7 Brief of the Securities and Exchange Commission, Amicus Curiae at 9, Semerenko (Nos. 99-5356; 99-5355) (citing SEC v. Capital Gains Research Bureau, Inc., 375 U.S. 180, 195 (1963); SEC v. Rana Research, Inc., 8 F.3d 1358, 1363 n.4 (9th Cir. 1993); and SEC v. Blavin, 760 F.2d 706, 711 (6th Cir. 1985)).

8 See, e.g., In re MCI Worldcom, Inc. Sec. Litig., 93 F. Supp.2d 276, 281 (E.D.N.Y. 2000) (finding defendant’s false denials of merger discussions sufficient to warrant Section 10(b) claim by shareholders of target company); In re Columbia Sec. Litig., 747 F. Supp. 237, 245-46 & n.6 (S.D.N.Y. 1990) (dictum) (same).

9 See, e.g., SEC v. Hoke, Litigation Release No. 16266, 1999 WL 670961 (Aug. 30, 1999) (SEC enforcement action under Section 10(b) and Rule 10b-5 involving Internet posting falsely claiming that publicly traded company was being acquired by a foreign concern). For a contrasting case, see Cadiz Land Co., Inc. v. Waste Management, Inc., in which the plaintiff alleged that the defendants, in an effort to gain leverage in a zoning dispute, attempted to "adversely effect" the plaintiff’s stock price by publicly "bad-mouth[ing]" it on the Internet and elsewhere.

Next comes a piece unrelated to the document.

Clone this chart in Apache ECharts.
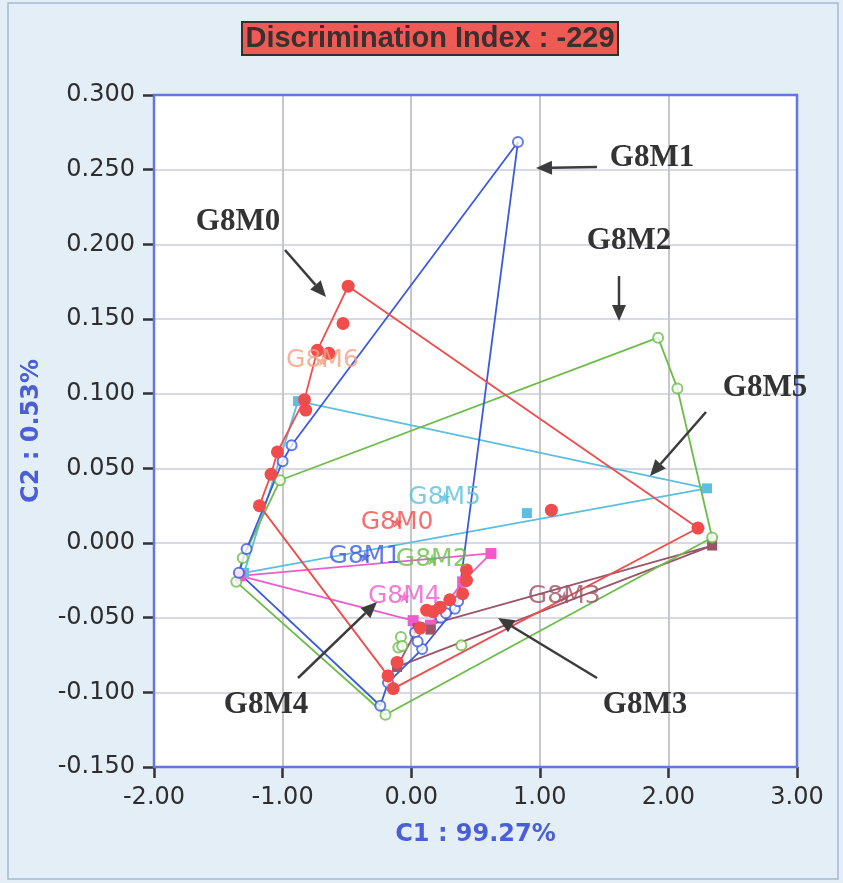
<!DOCTYPE html>
<html><head><meta charset="utf-8">
<script src="https://cdn.jsdelivr.net/npm/echarts@6/dist/echarts.min.js"></script>
<style>html,body{margin:0;padding:0;background:#e3eef7;} #c{width:843px;height:883px;}</style>
</head><body><div id="c"></div>
<script>
// ---------- data ----------
const groupNames = ['G8M0','G8M1','G8M2','G8M3','G8M4','G8M5','G8M6'];
const xTickValues = [-2, -1, 0, 1, 2, 3];
const yTickValues = [-0.15, -0.1, -0.05, 0, 0.05, 0.1, 0.15, 0.2, 0.25, 0.3];

const g8m0Points = [[-0.49,0.172],[-0.53,0.147],[-0.73,0.129],[-0.64,0.127],[-0.83,0.096],[-0.82,0.089],
  [-1.04,0.061],[-1.09,0.046],[-1.18,0.025],[2.23,0.010],[1.09,0.022],[-0.18,-0.089],[-0.14,-0.0975],
  [-0.11,-0.080],[0.43,-0.018],[0.43,-0.025],[0.40,-0.034],[0.30,-0.038],[0.225,-0.043],[0.12,-0.045],
  [0.07,-0.057],[0.17,-0.046]];
const g8m0Hull = [0,9,12,11,8,7,6,4,2,0];

const g8m1Points = [[0.83,0.2685],[-0.93,0.0654],[-1.00,0.0547],[-1.28,-0.004],[-1.34,-0.020],[-0.24,-0.109],
  [-0.18,-0.0935],[0.085,-0.071],[0.34,-0.044],[0.365,-0.039],[0.03,-0.060],[0.05,-0.066],[0.23,-0.050],[0.27,-0.047]];
const g8m1Hull = [0,1,2,3,4,5,6,7,8,9,0];

const g8m2Points = [[1.92,0.1375],[2.07,0.1035],[2.34,0.0037],[-0.20,-0.115],[-1.36,-0.026],[-1.31,-0.010],
  [-1.02,0.042],[0.39,-0.0685],[-0.08,-0.063],[-0.10,-0.070],[-0.07,-0.069]];
const g8m2Hull = [0,1,2,3,4,5,6,0];

const g8m3Points = [[2.34,-0.0017],[0.05,-0.057],[-0.11,-0.083],[0.15,-0.058]];
const g8m3Hull = [0,1,2,0];

const g8m4Points = [[0.62,-0.007],[-1.33,-0.022],[0.015,-0.052],[0.15,-0.055],[0.40,-0.026]];
const g8m4Hull = [1,0,4,3,2,1];

const g8m5Points = [[-0.88,0.095],[2.30,0.0366],[0.90,0.020],[-1.30,-0.020]];
const g8m5Hull = [0,1,3,0];

const g8m6Points = [];
const g8m6Hull = [];

const centroids = [[-0.11,0.014],[-0.36,-0.009],[0.163,-0.011],[1.19,-0.036],[-0.054,-0.036],[0.26,0.0306],[-0.69,0.122]];

// ---------- styles ----------
const colors = ['#f04c4c','#3c5ade','#6cbd48','#9c5468','#ee5ccc','#5cbfe0','#f4a080'];
const symbols = ['circle','emptyCircle','emptyCircle','rect','rect','rect','circle'];
const symbolSizes = [13,10,10,10,11,10,10];
const pointSets = [g8m0Points,g8m1Points,g8m2Points,g8m3Points,g8m4Points,g8m5Points,g8m6Points];
const hullSets = [g8m0Hull,g8m1Hull,g8m2Hull,g8m3Hull,g8m4Hull,g8m5Hull,g8m6Hull];
const drawOrder = [6,5,4,3,2,1,0];
const starPath = 'path://M50,0 L61,35 98,35 68,57 79,91 50,70 21,91 32,57 2,35 39,35 Z';

const series = [];
drawOrder.forEach(gi => {
  const pts = pointSets[gi];
  if (hullSets[gi].length) {
    series.push({type:'line', name:groupNames[gi], data: hullSets[gi].map(i => pts[i]),
      showSymbol:false, symbol:'none', silent:true, z:2,
      lineStyle:{color:colors[gi], width:1.8}});
  }
  if (pts.length) {
    series.push({type:'scatter', name:groupNames[gi], data: pts, symbol: symbols[gi],
      symbolSize: symbolSizes[gi], z:3,
      itemStyle: symbols[gi]==='emptyCircle' ? {color:colors[gi], borderColor:colors[gi], borderWidth:1.8}
                                             : {color:colors[gi], opacity:1}});
  }
});
groupNames.forEach((g, gi) => {
  series.push({type:'scatter', name:g+' centroid', data:[centroids[gi]], symbol: starPath, symbolSize:12, z:4,
    itemStyle:{color:colors[gi]},
    label:{show:true, position:'inside', formatter:g, color:colors[gi],
      fontFamily:'DejaVu Sans', fontSize:25}});
});

// ---------- annotations (layout, pixels) ----------
const ann = [
  {t:'G8M1', tx:652, ty:158, a:[597,167,536,168]},
  {t:'G8M0', tx:238, ty:222, a:[285,250,326,297]},
  {t:'G8M2', tx:629, ty:241, a:[619,276,619,321]},
  {t:'G8M5', tx:765, ty:388, a:[706,412,650,476]},
  {t:'G8M4', tx:266, ty:705, a:[298,678,377,602]},
  {t:'G8M3', tx:645, ty:705, a:[597,678,498,618]}
];
function arrow(x1,y1,x2,y2){
  const dx=x2-x1, dy=y2-y1, L=Math.hypot(dx,dy), ux=dx/L, uy=dy/L;
  const hl=16, hw=7, bx=x2-ux*hl, by=y2-uy*hl;
  return [
    {type:'line', z:100, shape:{x1:x1,y1:y1,x2:bx,y2:by}, style:{stroke:'#3c3c3c', lineWidth:2.5}},
    {type:'polygon', z:100, shape:{points:[[x2,y2],[bx-uy*hw,by+ux*hw],[bx+uy*hw,by-ux*hw]]}, style:{fill:'#3c3c3c'}}
  ];
}
const graphics = [
  {type:'rect', z:-1, shape:{x:8,y:3,width:830,height:876}, style:{fill:'none', stroke:'#a4b8d8', lineWidth:1.5}},
  {type:'rect', z:50, silent:true, shape:{x:154,y:95,width:643,height:672}, style:{fill:'none', stroke:'#6476da', lineWidth:2.5}},
  {type:'rect', z:10, shape:{x:242,y:22,width:376,height:33}, style:{fill:'#f05a55', stroke:'#3a2c2c', lineWidth:2}},
  {type:'text', z:11, x:430, y:39, style:{text:'Discrimination Index : -229', font:'bold 29px "Liberation Sans"',
    fill:'#3a3030', textAlign:'center', textVerticalAlign:'middle'}}
];
ann.forEach(o => {
  graphics.push({type:'text', z:100, x:o.tx, y:o.ty, style:{text:o.t, font:'bold 31px "Liberation Serif"',
    fill:'#333333', textAlign:'center', textVerticalAlign:'middle'}});
  arrow(...o.a).forEach(e => graphics.push(e));
});

const chart = echarts.init(document.getElementById('c'), null, {renderer:'canvas'});
chart.setOption({
  animation:false,
  backgroundColor:'#e3eef7',
  grid:{left:154, top:95, width:643, height:672, show:true, backgroundColor:'#ffffff',
    borderColor:'#6476da', borderWidth:2},
  xAxis:{type:'value', min:xTickValues[0], max:xTickValues[xTickValues.length-1], interval:1,
    axisLine:{show:false, onZero:false}, axisTick:{show:true, length:11, lineStyle:{color:'#333', width:2.5}},
    axisLabel:{margin:19, fontFamily:'DejaVu Sans', fontSize:24, color:'#2e2e2e', formatter:v=>v.toFixed(2)},
    splitLine:{show:true, lineStyle:{color:'#c6c6ce', width:2}},
    name:'C1 : 99.27%', nameLocation:'middle', nameGap:56,
    nameTextStyle:{fontFamily:'DejaVu Sans', fontWeight:'bold', fontSize:24, color:'#4a5fd6'}},
  yAxis:{type:'value', min:yTickValues[0], max:yTickValues[yTickValues.length-1], interval:0.05,
    axisLine:{show:false, onZero:false}, axisTick:{show:true, length:11, lineStyle:{color:'#333', width:2.5}},
    axisLabel:{margin:19, fontFamily:'DejaVu Sans', fontSize:24, color:'#2e2e2e', formatter:v=>v.toFixed(3),
      padding:[5,0,0,0]},
    splitLine:{show:true, lineStyle:{color:'#d8d8e6', width:2}},
    name:'C2 : 0.53%', nameLocation:'middle', nameGap:110, nameRotate:90,
    nameTextStyle:{fontFamily:'DejaVu Sans', fontWeight:'bold', fontSize:24, color:'#4a5fd6'}},
  series: series,
  graphic: graphics
});
</script></body></html>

CV 97-7827, Order Dismissing Claims at 7, 22 (C.D. Cal. Apr. 14, 1998). The court dismissed the securities fraud claims with prejudice, reasoning that the "in connection with" requirement had not been satisfied because the defendants played "no role in the stock transaction" and "were akin to members of the public." Id. at 23, 30. The plaintiff appealed, and the case is presently under submission to the United States Court of Appeals for the Ninth Circuit. See Cadiz Land Co., Inc. v. Waste Management, Inc., No. 99-55141 (9th Cir. filed Dec. 15, 1998).

This memorandum is for general purposes only and does not represent our legal advice as to any particular set of facts, nor does this memorandum represent any undertaking to keep recipients advised as to all relevant legal developments.